Before I go further, I’d better give the legal disclaimer: I am not a lawyer and this is not legal advice. The procedure I am going to outline is for a non concealed carry permit holders. I do not have a Concealed Pistol License (CPL) and my understanding is that the process is different and easier if you do have a CPL. Making registrations easier is yet another reason that I want to get my CPL this year.

Let’s Get Into The Details

To do this legally in the state of Michigan is actually pretty straightforward. First, you need to go to your local Sheriff and get a pistol purchase permit. I called first to make sure I understood where to go, what I needed to bring and so forth. All they wanted was my drivers license at this point and they did not want me to bring in any thing having to do with the pistol and definitely not the pistol itself.  This is not like the old days when you had to take your pistol in for inspection – you are just picking up forms after they run a background check on you.
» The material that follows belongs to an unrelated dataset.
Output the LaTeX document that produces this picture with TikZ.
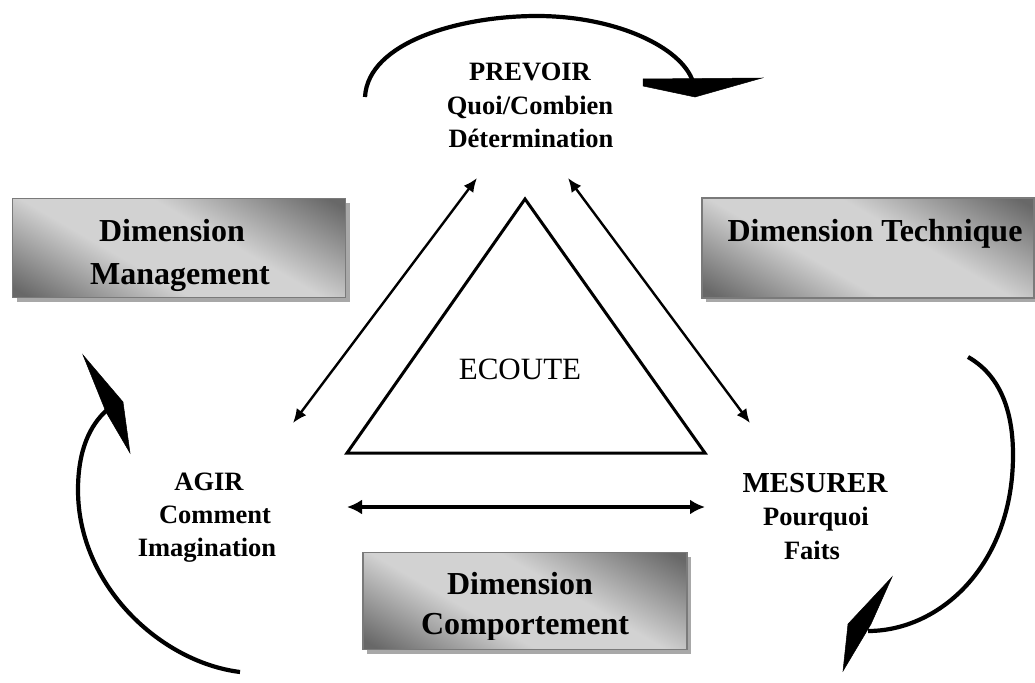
\documentclass[tikz,border=0pt]{standalone}
\usepackage{fontspec}
\setmainfont{Liberation Serif}
\usetikzlibrary{arrows.meta,shadows}
\definecolor{boxdark}{HTML}{686868}
\definecolor{boxmid}{HTML}{9A9A9A}
\definecolor{boxlight}{HTML}{D2D2D2}
\definecolor{boxedge}{HTML}{7A7A7A}
\definecolor{shadowgray}{HTML}{A8A8A8}
\pgfdeclareverticalshading{dimshade}{100bp}{color(0bp)=(boxdark); color(18bp)=(boxdark); color(40bp)=(boxlight); color(58bp)=(boxlight); color(82bp)=(boxdark); color(100bp)=(boxdark)}
\begin{document}
\begin{tikzpicture}[x=1pt,y=-1pt,
  lbl/.style={font=\bfseries\fontsize{26.5}{30}\selectfont, inner sep=0pt, anchor=base},
  dimtxt/.style={font=\bfseries\fontsize{32}{36}\selectfont, inner sep=0pt, anchor=base},
  dimbox/.style={draw=boxedge, line width=1.6pt, shading=dimshade, shading angle=-30,
     general shadow={fill=shadowgray, shadow xshift=4pt, shadow yshift=-4pt},
     inner sep=0pt},
  dbl/.style={line width=2.4pt, {Latex[length=14pt,width=12pt]}-{Latex[length=14pt,width=12pt]}},
  curve/.style={line width=4.2pt},
  head/.style={fill=black, draw=black, line width=0.5pt, line join=miter}
]
\useasboundingbox (0,0) rectangle (1035,682);

% dimension boxes
\node[dimbox, minimum width=333pt, minimum height=99pt] (mgmt) at (179,248) {};
\node[dimbox, minimum width=332pt, minimum height=100pt] (tech) at (868,248) {};
\node[dimbox, minimum width=324pt, minimum height=97pt] (comp) at (525,601) {};

\node[dimtxt] (mgmt1) at (172,241) {Dimension};
\begin{scope}
  \clip (0,0) rectangle (1035,291);
  \node[dimtxt] (mgmt2) at (180,284) {Management};
\end{scope}
\node[dimtxt] (tech1) at (875,241) {Dimension Technique};
\node[dimtxt] (comp1) at (520,594) {Dimension};
\begin{scope}
  \clip (0,0) rectangle (1035,639);
  \node[dimtxt] (comp2) at (525,634) {Comportement};
\end{scope}

% central triangle
\coordinate (tA) at (525,199);
\coordinate (tB) at (347,453);
\coordinate (tC) at (705,453);
\draw[line width=3pt, line join=miter] (tA) -- (tB) -- (tC) -- cycle;
\node[font=\fontsize{31}{34}\selectfont, inner sep=0pt, anchor=base] (ecoute) at (520,379) {ECOUTE};

% labels
\node[lbl] (prev1) at (530,81) {PREVOIR};
\node[lbl] (prev2) at (530,114) {Quoi/Combien};
\node[lbl] (prev3) at (531,147) {Détermination};

\node[lbl] (agir1) at (209,490) {AGIR};
\node[lbl] (agir2) at (215,523) {Comment};
\begin{scope}
  \clip (0,0) rectangle (1035,561);
  \node[lbl] (agir3) at (207,556) {Imagination};
\end{scope}

\node[lbl, font=\bfseries\fontsize{29}{32}\selectfont] (mes1) at (815,492) {MESURER};
\node[lbl] (mes2) at (816,525) {Pourquoi};
\begin{scope}
  \clip (0,0) rectangle (1035,561);
  \node[lbl] (mes3) at (812,559) {Faits};
\end{scope}

% double arrows
\coordinate (lt) at (477,178);
\coordinate (lb) at (293,423);
\coordinate (rt) at (568,178);
\coordinate (rb) at (750,423);
\coordinate (hl) at (347,507);
\coordinate (hr) at (705,507);
\draw[dbl] (lt) -- (lb);
\draw[dbl] (rt) -- (rb);
\draw[line width=3.2pt, {Latex[length=15pt,width=15pt]}-{Latex[length=15pt,width=15pt]}] (hl) -- (hr);

% top curved arrow
\coordinate (c1s) at (365,97);
\coordinate (c1e) at (693,82);
\draw[curve] (c1s) .. controls (368,42) and (460,16) .. (537,16) .. controls (615,16) and (682,47) .. (c1e);
\fill[head] (643,79) -- (762,78) -- (695,97) -- (643,86) -- cycle;

% right curved arrow
\coordinate (c2s) at (968,357);
\coordinate (c2e) at (868,631);
\draw[curve] (c2s) .. controls (1005,378) and (1013,420) .. (1013,455) .. controls (1013,565) and (940,631) .. (c2e);
\fill[head] (892,577) -- (848,624) -- (843,671) -- (871,624) -- cycle;

% left curved arrow
\coordinate (c3s) at (240,672);
\coordinate (c3e) at (107,410);
\draw[curve] (c3s) .. controls (160,662) and (78,585) .. (78,490) .. controls (78,450) and (90,425) .. (c3e);
\fill[head] (83,355) -- (123,402) -- (130,453) -- (106,412) -- cycle;

\end{tikzpicture}
\end{document}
The lady I talked to on the phone at the sheriff’s department was very helpful but she wasn’t sure what to do until I told her I was building from an 80% lower. When I asked her what I should do in regards to the manufacturer, model and serial number she recommended that I contact the Michigan State Police firearm records division and for your reference, their number is 517-241-1917

The folks I talked to there on two separate occasions, instructed me to complete the purchase permit form with the maker as “SELF-ASSEMBLED”, model as “NONE” and serial number as “NONE”. I filled out the rest of the information in regards to the caliber, number of shots, barrel length, overall length and whatnot same as always. I then mailed the forms in to the address at the bottom of the form.

My local Sheriff’s department was very helpful and recommended that I wait until I was done with the build because the purchase permit was only valid for 30 days. I confirmed this with the Michigan State Police Firearms Records division and they too were very happy to help.

I wrote this post to get rid of the fear uncertainty and doubt that some people seem to have. You can do this. To be safe, I would urge someone from Michigan to do their homework and confirm my findings so you can legally enjoy your resulting pistols just like I plan to.

6/30/20 Update – If you have a Michigan CPL it is even easier. Call your local sheriff’s department — in my case, I call the Sheriff’s records department — and tell them that you plan to build a pistol and that you have a CPL. They literally have a form they can email you to fill in, sign and mail back to them. At least the Berrien Country Sheriff’s department does. They then complete it and submit it to the Michigan State Police. The really nice thing was that I did not need to go into their office last week. Your sheriff may handle things differently but do point out you are building it and have a CPL if that is the case.